As I had very little start-up capital, the technology we used initially was very simple: a £200 laptop, an external soundcard, recording software and a couple of £30 microphones. And the result was astonishing: not only was every word audible and crisp and clear, but also our recordings to us seemed infinitely better than any offered by any of the universities on iTunesU or the universities’ own media output. As they could spend thousands, even tens of thousand of pounds, on equipment and on the production of podcasts, this was rather baffling. How could this be explained?

The answer to this riddle was not one of equipment, or money spent or not spent but rather lay in the structures and the management of academic institutions. For a university research group to record a seminar and to have it put online will involve a great number of people and departments, from the A/V guys to the IT people, Media Arts, or ‘the expert’ to edit content, then a historian to archive, then IT again to place on the right webpage, and of course any number of men in suits to throw more obstacles in the way of universities’ remit of disseminating their research.

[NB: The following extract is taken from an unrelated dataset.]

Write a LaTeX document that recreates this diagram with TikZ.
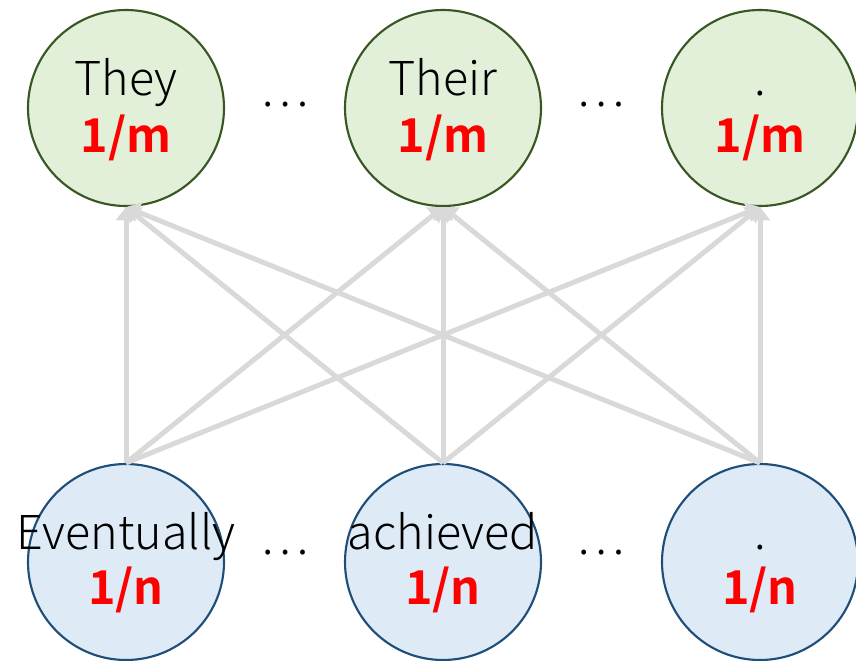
\documentclass[tikz,border=0pt]{standalone}
\usepackage{fontspec}
\setmainfont{Noto Sans CJK JP Light}[BoldFont={Noto Sans CJK JP Bold}]
\usetikzlibrary{arrows.meta}
\definecolor{topfill}{HTML}{E2F0D9}
\definecolor{topline}{HTML}{385723}
\definecolor{botfill}{HTML}{DEEBF7}
\definecolor{botline}{HTML}{1F4E79}
\definecolor{linkgray}{HTML}{D9D9D9}
\begin{document}
\begin{tikzpicture}[x=0.75pt,y=-0.75pt,line join=round,
  word/.style={font=\fontsize{35}{40}\selectfont,anchor=base,inner sep=0pt},
  prob/.style={font=\fontsize{35}{40}\selectfont\bfseries,text=red,anchor=base,inner sep=0pt},
  dots/.style={font=\fontsize{35}{40}\selectfont,inner sep=0pt},
  outnode/.style={circle,draw=topline,fill=topfill,line width=1.6pt,minimum size=147pt,inner sep=0pt},
  innode/.style={circle,draw=botline,fill=botfill,line width=1.6pt,minimum size=147pt,inner sep=0pt},
  link/.style={draw=linkgray,line width=3.75pt,-{Triangle[length=10pt,width=15pt]}}]
\useasboundingbox (0,0) rectangle (856,660);
\clip (0,0) rectangle (856,660);
% output words (top row)
\foreach \x/\w [count=\i from 1] in {126/They,443/Their,760/.}{
  \node[outnode] (t\i) at (\x,108) {};
  \node[word] (tw\i) at ([yshift=9.75pt]t\i.center) {\w};
  \node[prob] (tp\i) at ([yshift=-33pt]t\i.center) {1/m};
}
% input words (bottom row)
\foreach \x/\w [count=\i from 1] in {126/Eventually,443/achieved,760/.}{
  \node[innode] (b\i) at (\x,562) {};
  \node[word] (bw\i) at ([yshift=9.75pt]b\i.center) {\w};
  \node[prob] (bp\i) at ([yshift=-32pt]b\i.center) {1/n};
}
\node[dots] (d1) at (285,105) {…};
\node[dots] (d2) at (601,105) {…};
\node[dots] (d3) at (285,553) {…};
\node[dots] (d4) at (601,553) {…};
% every input points to every output
\foreach \i in {1,2,3}{
  \foreach \j in {1,2,3}{
    \draw[link] (b\i.north) -- (t\j.south);
  }
}
\end{tikzpicture}
\end{document}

… we are always looking for original and innovative ways of disseminating research

Additionally I was aware – from having taught in a number of university departments – that the service offered had to be un-bureaucratic, fast, and above all cheap. Cheap enough in fact that departments and individual research centres could take this out of their everyday budget/petty cash so not to trouble the ‘men in suits’. Up until very recently we still charged only £1 per recorded minute, all-inclusive. This initially meant that we were running at a considerable loss, particularly due to the necessity of drawing up the legal agreements and contributor’s waiver was expensive. In addition there was the cost of having a dedicated server and secure website with a decent database.

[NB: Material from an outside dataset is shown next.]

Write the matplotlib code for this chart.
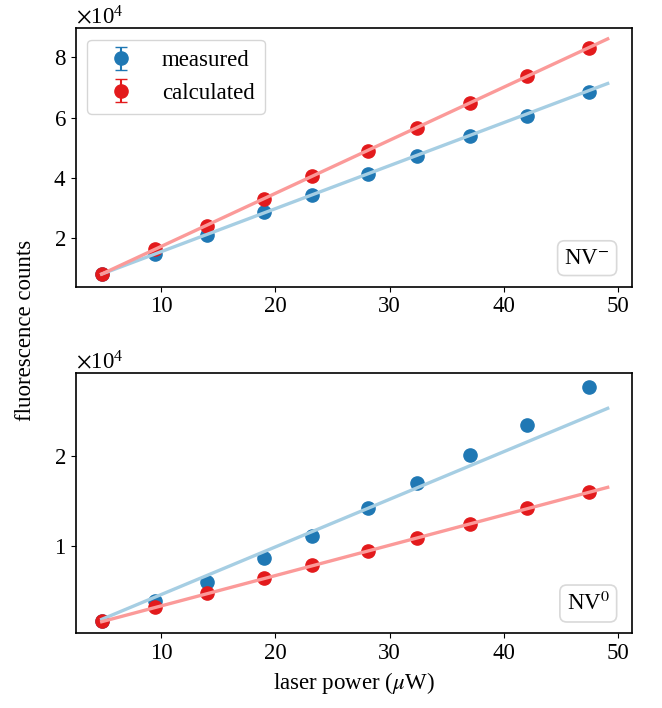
import numpy as np
import matplotlib
matplotlib.use("Agg")
import matplotlib.pyplot as plt

plt.rcParams['font.family'] = ['Liberation Serif', 'DejaVu Serif']
plt.rcParams['mathtext.fontset'] = 'stix'
plt.rcParams['font.size'] = 16.5

# laser power (uW)
power = [4.8, 9.45, 14.0, 19.05, 23.25, 28.1, 32.4, 37.05, 42.05, 47.5]

# NV- counts
nvm_measured = [8100, 14700, 21200, 28600, 34400, 41300, 47200, 53800, 60400, 68600]
nvm_calculated = [8100, 16300, 24100, 33000, 40600, 48900, 56500, 64900, 73800, 83200]
# NV0 counts
nv0_measured = [1630, 3810, 5930, 8600, 11110, 14160, 16930, 20080, 23380, 27600]
nv0_calculated = [1630, 3220, 4710, 6440, 7860, 9440, 10820, 12440, 14160, 15930]

# fitted lines (end points)
fit_x = [4.8, 49.1]
nvm_fit_measured = [8100, 71300]
nvm_fit_calculated = [8100, 86100]
nv0_fit_measured = [1820, 25270]
nv0_fit_calculated = [1560, 16490]

c_meas = '#1f78b4'
c_calc = '#e31a1c'
c_meas_fit = '#a6cee3'
c_calc_fit = '#fb9a99'

fig = plt.figure(figsize=(6.62, 7.08), dpi=100)
ax1 = fig.add_axes([0.1148, 0.595, 0.8399, 0.365])
ax2 = fig.add_axes([0.1148, 0.1055, 0.8399, 0.3672])

panels = [
    (ax1, nvm_measured, nvm_calculated, nvm_fit_measured, nvm_fit_calculated, r'NV$^{-}$'),
    (ax2, nv0_measured, nv0_calculated, nv0_fit_measured, nv0_fit_calculated, r'NV$^{0}$'),
]

for ax, meas, calc, fmeas, fcalc, name in panels:
    ax.errorbar(power, meas, yerr=0, fmt='o', color=c_meas, ms=9.5, capsize=4,
                label='measured', zorder=2)
    ax.errorbar(power, calc, yerr=0, fmt='o', color=c_calc, ms=9.5, capsize=4,
                label='calculated', zorder=2)
    ax.plot(fit_x, fmeas, color=c_meas_fit, lw=2.4, zorder=3)
    ax.plot(fit_x, fcalc, color=c_calc_fit, lw=2.4, zorder=3)
    ax.set_xlim(2.55, 51.23)
    ax.set_xticks([10, 20, 30, 40, 50])
    ax.ticklabel_format(axis='y', style='sci', scilimits=(4, 4), useMathText=True)
    for s in ax.spines.values():
        s.set_linewidth(1.2)
    ax.text(0.96, 0.07, name, transform=ax.transAxes, ha='right', va='bottom',
            bbox=dict(boxstyle='round,pad=0.3', fc='white', ec='0.85', lw=1.2))

ax1.set_ylim(3900, 89600)
ax1.set_yticks([20000, 40000, 60000, 80000])
ax2.set_ylim(270, 29160)
ax2.set_yticks([10000, 20000])

ax1.legend(loc='upper left', borderpad=0.45, handletextpad=0.8,
           edgecolor='0.8', framealpha=0.8)

ax2.set_xlabel(r'laser power ($\mu$W)')
fig.text(0.038, 0.533, 'fluorescence counts', rotation=90, ha='center', va='center')

fig.savefig('out.png', dpi=100)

But this model is starting to pay off now. We have established ourselves throughout the UK with a good number of universities and learned societies becoming regular customers. We can cover huge conferences with multiple parallel panels over a number of days, seminar series, live broadcasts, as well as designing websites for research groups and projects, like the Landscapes of Secrecy: The CIA in History, Fiction and Memory which we covered at the University of Nottingham in April 2011.

We are always looking for original and innovative ways of disseminating research. When I am not out recording, or stuck in front of a computer editing, I read (most of) the literature by the Research Councils and funding bodies on the issues of ‘Impact’ and Public Engagement’, as this is really what we are about. And, for the ‘men in suits’, we even deliver ‘Impact’ in terms of listener/download numbers and website visitors.

If you have not been to the website yet, you can visit us at: http://backdoorbroadcasting.net/. Perhaps the best place to start would be either the news page or the archive. There is also a 24-hour stream with random selections from the archive, which can be accessed by clicking on the radio player on the right. At present we have over 2000 visitors/250 downloads a day, and the numbers are steadily rising. Recording costs are £1.20 per recorded minute plus travel costs, with a minimum of 90 minutes. All recordings carry a Creative Commons licence and are free to the listener.

The aim of Backdoor Broadcasting is to help in the dissemination of new knowledge produced by the universities and learned societies, and, so far, I think we are doing this rather well.